Grass Mounds for Silage Bails

Milk Separator

Weeding in the Veggie Garden

The ‘work’ on the farm was very enjoyable and only occupied a few hours of my day.  That left lots of time to go on mountain walks, lake swims, lying in the sun, reading.. We would often get taken along to random places, we would hop into a car and find out where we were going once we got there.  Once it was a massive European annual Harley Davidson Festival. Random.  Another time it was a journey through the mountains, across the boarder to Slovenia, to buy cheap capsicums.  During the process we went in and out of 3 different cars. We were in Slovenia for about 20 minutes.  Some nights we went out drinking with the boys to bars in nearby villages.  Other nights we had bonfires and bbqs, and would sit around the fire drinking beers, waiting for the moon to pop up over the mountains.  Life was sweet in the mountains.

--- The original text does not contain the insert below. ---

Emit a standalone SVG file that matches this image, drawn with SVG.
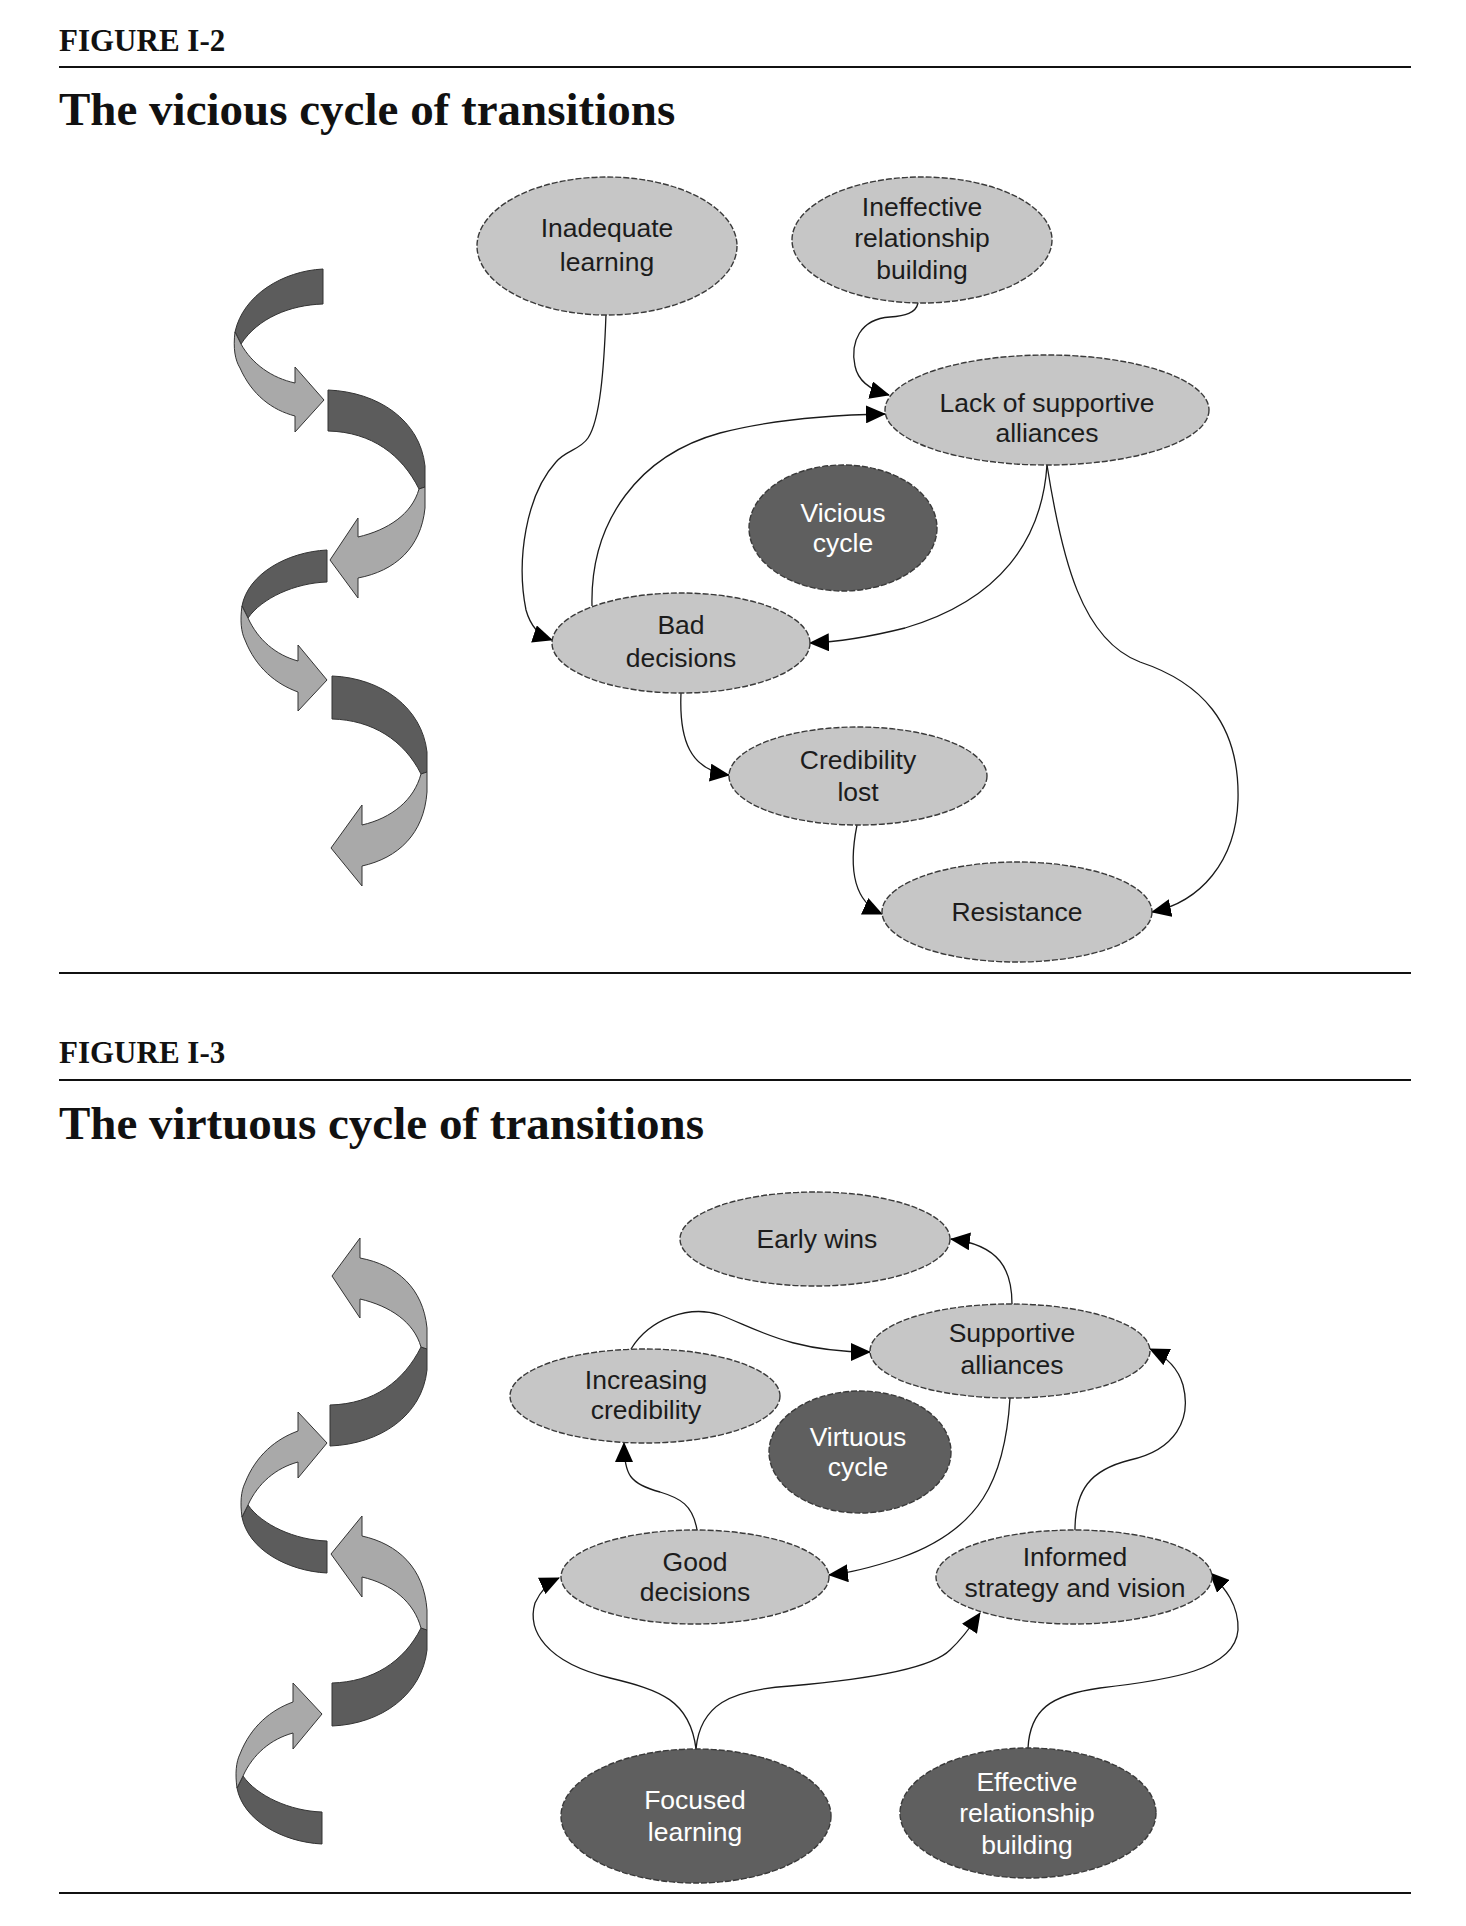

Afritz am See for an afternoon swim

Afternoon Coffee

Me happy in the mountains


– Betty


2 responses

  1. tonialeannegray

    What a beautiful narrative of your study abroad experience. From the Dubai airport to an organic farm in the Southern Austrian Alps. The photos are extraordinary. You look like Heidi in the Swiss Alps!!! The landscape is a far cry from Perth … and the semi arid terrain.

    Lucky the two NZ girls were on the farm before you — obviously made the transition much easier.

    When does University start? Another blog on the horizon I hope???

    Truly appreciate this comprehensive post — look forward to more.


    October 10, 2011 at 10:16 am

  2. warhawki

    Brilliant, no mention of puddle slides. Guess that’ll be in the next one!